### Exercise prompt
Without the pictures, return all of the material exactly as written.

⁂

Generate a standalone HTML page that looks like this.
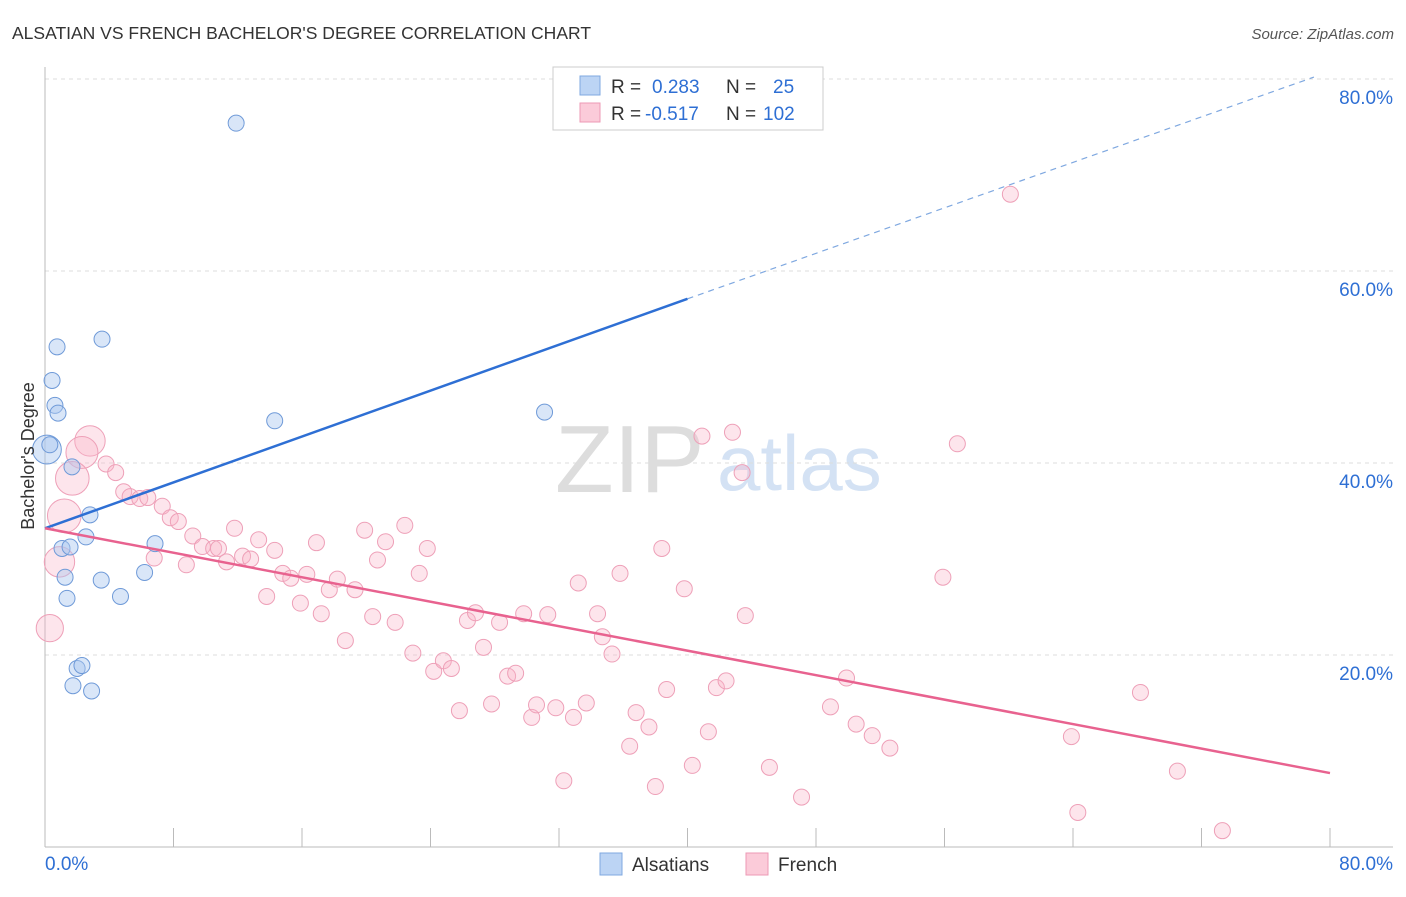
<!DOCTYPE html>
<html><head><meta charset="utf-8"><style>
body{margin:0;background:#fff;font-family:"Liberation Sans",sans-serif;}
svg text{font-family:"Liberation Sans",sans-serif;}
</style></head><body>
<svg id="chart" width="1406" height="892" xmlns="http://www.w3.org/2000/svg">
<text x="12" y="39" font-size="17.5" fill="#333">ALSATIAN VS FRENCH BACHELOR'S DEGREE CORRELATION CHART</text>
<text x="1394" y="39" font-size="15" fill="#555" font-style="italic" text-anchor="end">Source: ZipAtlas.com</text>
<text x="555" y="492" font-size="96" fill="#ddd" font-family="Liberation Serif">ZIP</text>
<text x="717" y="490" font-size="78" fill="#d4e2f4">atlas</text>
<g id="grid"></g>
<g id="axes"></g>
<g id="pts"></g>
<g id="lines"></g>
<text transform="translate(34,456) rotate(-90)" font-size="18" fill="#333" text-anchor="middle">Bachelor's Degree</text>
<g>
<rect x="553" y="67" width="270" height="63" fill="#fff" stroke="#ccc"/>
<rect x="580" y="76" width="20" height="19" fill="#bcd4f4" stroke="#7fa8e0"/>
<rect x="580" y="103" width="20" height="19" fill="#fbcbd9" stroke="#ec9ab5"/>
<text x="611" y="93" font-size="19" fill="#333">R = <tspan fill="#2e6fd4" x="652">0.283</tspan><tspan fill="#333" x="726">N =</tspan><tspan fill="#2e6fd4" x="773">25</tspan></text>
<text x="611" y="120" font-size="19" fill="#333">R = <tspan fill="#2e6fd4" x="645">-0.517</tspan><tspan fill="#333" x="726">N =</tspan><tspan fill="#2e6fd4" x="763">102</tspan></text>
</g>
<g>
<rect x="600" y="853" width="22" height="22" fill="#bcd4f4" stroke="#7fa8e0"/>
<text x="632" y="871" font-size="19" fill="#333">Alsatians</text>
<rect x="746" y="853" width="22" height="22" fill="#fbcbd9" stroke="#ec9ab5"/>
<text x="778" y="871" font-size="19" fill="#333">French</text>
</g>
</svg>
<script>
const blueX=[11.9,0.75,3.55,0.44,0.62,0.81,14.3,31.1,0.12,1.68,2.8,2.55,1.06,1.56,6.85,1.25,6.2,3.5,1.37,4.7,2.0,2.3,1.74,2.9,0.3];
const blueY=[75.4,52.1,52.9,48.6,46.0,45.2,44.4,45.3,41.4,39.6,34.6,32.3,31.1,31.25,31.6,28.1,28.6,27.8,25.9,26.1,18.6,18.9,16.8,16.25,41.9];
const blueSize=[1,1,1,1,1,1,1,1,1.8,1,1,1,1,1,1,1,1,1,1,1,1,1,1,1,1];
const pinkX=[60.1,40.9,42.8,43.4,56.8,2.8,2.3,1.7,3.8,4.4,1.2,0.9,0.3,4.9,5.3,5.9,6.4,7.3,7.8,8.3,9.2,6.8,8.8,9.8,10.5,10.8,11.3,11.8,12.3,12.8,13.3,14.3,13.8,14.8,15.3,15.9,16.3,16.9,17.2,17.7,18.2,18.7,19.3,19.9,20.4,20.7,21.2,21.8,22.4,22.9,23.3,23.8,24.2,24.8,25.3,25.8,26.3,26.8,27.3,27.8,28.3,28.8,29.3,29.8,30.3,30.6,31.3,31.8,32.3,32.9,33.2,33.7,34.4,34.7,35.3,35.8,36.4,36.8,37.6,38.0,38.4,38.7,39.8,40.3,41.3,41.8,42.4,43.6,45.1,47.1,48.9,49.9,50.5,51.5,52.6,55.9,63.9,64.3,68.2,70.5,73.3];
const pinkY=[68.0,42.8,43.2,39.0,42.0,42.3,41.1,38.4,39.9,39.0,34.5,29.7,22.8,37.0,36.5,36.3,36.4,35.5,34.3,33.9,32.4,30.1,29.4,31.3,31.1,31.1,29.7,33.2,30.3,30.0,32.0,30.9,26.1,28.5,28.0,25.4,28.4,31.7,24.3,26.8,27.9,21.5,26.8,33.0,24.0,29.9,31.8,23.4,33.5,20.2,28.5,31.1,18.3,19.4,18.6,14.2,23.6,24.4,20.8,14.9,23.4,17.8,18.1,24.3,13.5,14.8,24.2,14.5,6.9,13.5,27.5,15.0,24.3,21.9,20.1,28.5,10.5,14.0,12.5,6.3,31.1,16.4,26.9,8.5,12.0,16.6,17.3,24.1,8.3,5.2,14.6,17.6,12.8,11.6,10.3,28.1,11.5,3.6,16.1,7.9,1.7];
const pinkSize=[1,1,1,1,1,1.9,2,2.1,1,1,2.1,1.9,1.7];
const yTicks=[20,40,60,80];
const xTickCount=10;
const blueTrend=[[0,33.2],[40,57.1],[79,80.2]];
const pinkTrend=[[0,33.2],[80,7.7]];
const X=v=>45+v*1285/80, Y=v=>847-v*9.6;
const NS='http://www.w3.org/2000/svg';
function mk(t,a,p){const e=document.createElementNS(NS,t);for(const k in a)e.setAttribute(k,a[k]);document.getElementById(p).appendChild(e);return e;}
yTicks.forEach(t=>{
 const l=mk('line',{x1:45,x2:1393,y1:Y(t),y2:Y(t),stroke:'#ddd','stroke-dasharray':'4,4'},'grid');
 
 
 const tx=mk('text',{x:1393,y:Y(t)+25,'font-size':19,fill:'#2e6fd4','text-anchor':'end'},'grid');tx.textContent=t.toFixed(1)+'%';
 
 
});
let ax=mk('line',{x1:45,x2:1393,y1:847,y2:847,stroke:'#bbb'},'axes');


ax=mk('line',{x1:45,x2:45,y1:67,y2:847,stroke:'#bbb'},'axes');


for(let i=0;i<=xTickCount;i++){const t=mk('line',{x1:X(i*8),x2:X(i*8),y1:828,y2:847,stroke:'#bbb'},'axes');
 
 }
let lt=mk('text',{x:45,y:870,'font-size':19,fill:'#2e6fd4'},'axes');lt.textContent='0.0%';


lt=mk('text',{x:1393,y:870,'font-size':19,fill:'#2e6fd4','text-anchor':'end'},'axes');lt.textContent='80.0%';


pinkX.forEach((x,i)=>{const c=mk('circle',{cx:X(x),cy:Y(pinkY[i]),r:8*(pinkSize[i]||1),fill:'rgba(248,180,200,0.35)',stroke:'#eea0b8','stroke-width':1},'pts');
 
 });
blueX.forEach((x,i)=>{const c=mk('circle',{cx:X(x),cy:Y(blueY[i]),r:8*(blueSize[i]||1),fill:'rgba(170,200,240,0.45)',stroke:'#6f9ad8','stroke-width':1},'pts');
 
 });
let tl=mk('line',{x1:X(blueTrend[0][0]),y1:Y(blueTrend[0][1]),x2:X(blueTrend[1][0]),y2:Y(blueTrend[1][1]),stroke:'#2e6fd4','stroke-width':2.5},'lines');


tl=mk('line',{x1:X(blueTrend[1][0]),y1:Y(blueTrend[1][1]),x2:X(blueTrend[2][0]),y2:Y(blueTrend[2][1]),stroke:'#7fa8e0','stroke-width':1.2,'stroke-dasharray':'6,5'},'lines');


tl=mk('line',{x1:X(pinkTrend[0][0]),y1:Y(pinkTrend[0][1]),x2:X(pinkTrend[1][0]),y2:Y(pinkTrend[1][1]),stroke:'#e8628f','stroke-width':2.5},'lines');


</script>
</body></html>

⁂

### Written solution
Generate a standalone HTML page that looks like this.
<!DOCTYPE html>
<html><head><meta charset="utf-8"><style>
body{margin:0;background:#fff;font-family:"Liberation Sans",sans-serif;}
svg text{font-family:"Liberation Sans",sans-serif;}
</style></head><body>
<svg id="chart" width="1406" height="892" xmlns="http://www.w3.org/2000/svg">
<text x="12" y="39" font-size="17.5" fill="#333">ALSATIAN VS FRENCH BACHELOR'S DEGREE CORRELATION CHART</text>
<text x="1394" y="39" font-size="15" fill="#555" font-style="italic" text-anchor="end">Source: ZipAtlas.com</text>
<text x="555" y="492" font-size="96" fill="#ddd" font-family="Liberation Serif">ZIP</text>
<text x="717" y="490" font-size="78" fill="#d4e2f4">atlas</text>
<g id="grid"></g>
<g id="axes"></g>
<g id="pts"></g>
<g id="lines"></g>
<text transform="translate(34,456) rotate(-90)" font-size="18" fill="#333" text-anchor="middle">Bachelor's Degree</text>
<g>
<rect x="553" y="67" width="270" height="63" fill="#fff" stroke="#ccc"/>
<rect x="580" y="76" width="20" height="19" fill="#bcd4f4" stroke="#7fa8e0"/>
<rect x="580" y="103" width="20" height="19" fill="#fbcbd9" stroke="#ec9ab5"/>
<text x="611" y="93" font-size="19" fill="#333">R = <tspan fill="#2e6fd4" x="652">0.283</tspan><tspan fill="#333" x="726">N =</tspan><tspan fill="#2e6fd4" x="773">25</tspan></text>
<text x="611" y="120" font-size="19" fill="#333">R = <tspan fill="#2e6fd4" x="645">-0.517</tspan><tspan fill="#333" x="726">N =</tspan><tspan fill="#2e6fd4" x="763">102</tspan></text>
</g>
<g>
<rect x="600" y="853" width="22" height="22" fill="#bcd4f4" stroke="#7fa8e0"/>
<text x="632" y="871" font-size="19" fill="#333">Alsatians</text>
<rect x="746" y="853" width="22" height="22" fill="#fbcbd9" stroke="#ec9ab5"/>
<text x="778" y="871" font-size="19" fill="#333">French</text>
</g>
</svg>
<script>
const blueX=[11.9,0.75,3.55,0.44,0.62,0.81,14.3,31.1,0.12,1.68,2.8,2.55,1.06,1.56,6.85,1.25,6.2,3.5,1.37,4.7,2.0,2.3,1.74,2.9,0.3];
const blueY=[75.4,52.1,52.9,48.6,46.0,45.2,44.4,45.3,41.4,39.6,34.6,32.3,31.1,31.25,31.6,28.1,28.6,27.8,25.9,26.1,18.6,18.9,16.8,16.25,41.9];
const blueSize=[1,1,1,1,1,1,1,1,1.8,1,1,1,1,1,1,1,1,1,1,1,1,1,1,1,1];
const pinkX=[60.1,40.9,42.8,43.4,56.8,2.8,2.3,1.7,3.8,4.4,1.2,0.9,0.3,4.9,5.3,5.9,6.4,7.3,7.8,8.3,9.2,6.8,8.8,9.8,10.5,10.8,11.3,11.8,12.3,12.8,13.3,14.3,13.8,14.8,15.3,15.9,16.3,16.9,17.2,17.7,18.2,18.7,19.3,19.9,20.4,20.7,21.2,21.8,22.4,22.9,23.3,23.8,24.2,24.8,25.3,25.8,26.3,26.8,27.3,27.8,28.3,28.8,29.3,29.8,30.3,30.6,31.3,31.8,32.3,32.9,33.2,33.7,34.4,34.7,35.3,35.8,36.4,36.8,37.6,38.0,38.4,38.7,39.8,40.3,41.3,41.8,42.4,43.6,45.1,47.1,48.9,49.9,50.5,51.5,52.6,55.9,63.9,64.3,68.2,70.5,73.3];
const pinkY=[68.0,42.8,43.2,39.0,42.0,42.3,41.1,38.4,39.9,39.0,34.5,29.7,22.8,37.0,36.5,36.3,36.4,35.5,34.3,33.9,32.4,30.1,29.4,31.3,31.1,31.1,29.7,33.2,30.3,30.0,32.0,30.9,26.1,28.5,28.0,25.4,28.4,31.7,24.3,26.8,27.9,21.5,26.8,33.0,24.0,29.9,31.8,23.4,33.5,20.2,28.5,31.1,18.3,19.4,18.6,14.2,23.6,24.4,20.8,14.9,23.4,17.8,18.1,24.3,13.5,14.8,24.2,14.5,6.9,13.5,27.5,15.0,24.3,21.9,20.1,28.5,10.5,14.0,12.5,6.3,31.1,16.4,26.9,8.5,12.0,16.6,17.3,24.1,8.3,5.2,14.6,17.6,12.8,11.6,10.3,28.1,11.5,3.6,16.1,7.9,1.7];
const pinkSize=[1,1,1,1,1,1.9,2,2.1,1,1,2.1,1.9,1.7];
const yTicks=[20,40,60,80];
const xTickCount=10;
const blueTrend=[[0,33.2],[40,57.1],[79,80.2]];
const pinkTrend=[[0,33.2],[80,7.7]];
const X=v=>45+v*1285/80, Y=v=>847-v*9.6;
const NS='http://www.w3.org/2000/svg';
function mk(t,a,p){const e=document.createElementNS(NS,t);for(const k in a)e.setAttribute(k,a[k]);document.getElementById(p).appendChild(e);return e;}
yTicks.forEach(t=>{
 const l=mk('line',{x1:45,x2:1393,y1:Y(t),y2:Y(t),stroke:'#ddd','stroke-dasharray':'4,4'},'grid');
 
 
 const tx=mk('text',{x:1393,y:Y(t)+25,'font-size':19,fill:'#2e6fd4','text-anchor':'end'},'grid');tx.textContent=t.toFixed(1)+'%';
 
 
});
let ax=mk('line',{x1:45,x2:1393,y1:847,y2:847,stroke:'#bbb'},'axes');


ax=mk('line',{x1:45,x2:45,y1:67,y2:847,stroke:'#bbb'},'axes');


for(let i=0;i<=xTickCount;i++){const t=mk('line',{x1:X(i*8),x2:X(i*8),y1:828,y2:847,stroke:'#bbb'},'axes');
 
 }
let lt=mk('text',{x:45,y:870,'font-size':19,fill:'#2e6fd4'},'axes');lt.textContent='0.0%';


lt=mk('text',{x:1393,y:870,'font-size':19,fill:'#2e6fd4','text-anchor':'end'},'axes');lt.textContent='80.0%';


pinkX.forEach((x,i)=>{const c=mk('circle',{cx:X(x),cy:Y(pinkY[i]),r:8*(pinkSize[i]||1),fill:'rgba(248,180,200,0.35)',stroke:'#eea0b8','stroke-width':1},'pts');
 
 });
blueX.forEach((x,i)=>{const c=mk('circle',{cx:X(x),cy:Y(blueY[i]),r:8*(blueSize[i]||1),fill:'rgba(170,200,240,0.45)',stroke:'#6f9ad8','stroke-width':1},'pts');
 
 });
let tl=mk('line',{x1:X(blueTrend[0][0]),y1:Y(blueTrend[0][1]),x2:X(blueTrend[1][0]),y2:Y(blueTrend[1][1]),stroke:'#2e6fd4','stroke-width':2.5},'lines');


tl=mk('line',{x1:X(blueTrend[1][0]),y1:Y(blueTrend[1][1]),x2:X(blueTrend[2][0]),y2:Y(blueTrend[2][1]),stroke:'#7fa8e0','stroke-width':1.2,'stroke-dasharray':'6,5'},'lines');


tl=mk('line',{x1:X(pinkTrend[0][0]),y1:Y(pinkTrend[0][1]),x2:X(pinkTrend[1][0]),y2:Y(pinkTrend[1][1]),stroke:'#e8628f','stroke-width':2.5},'lines');


</script>
</body></html>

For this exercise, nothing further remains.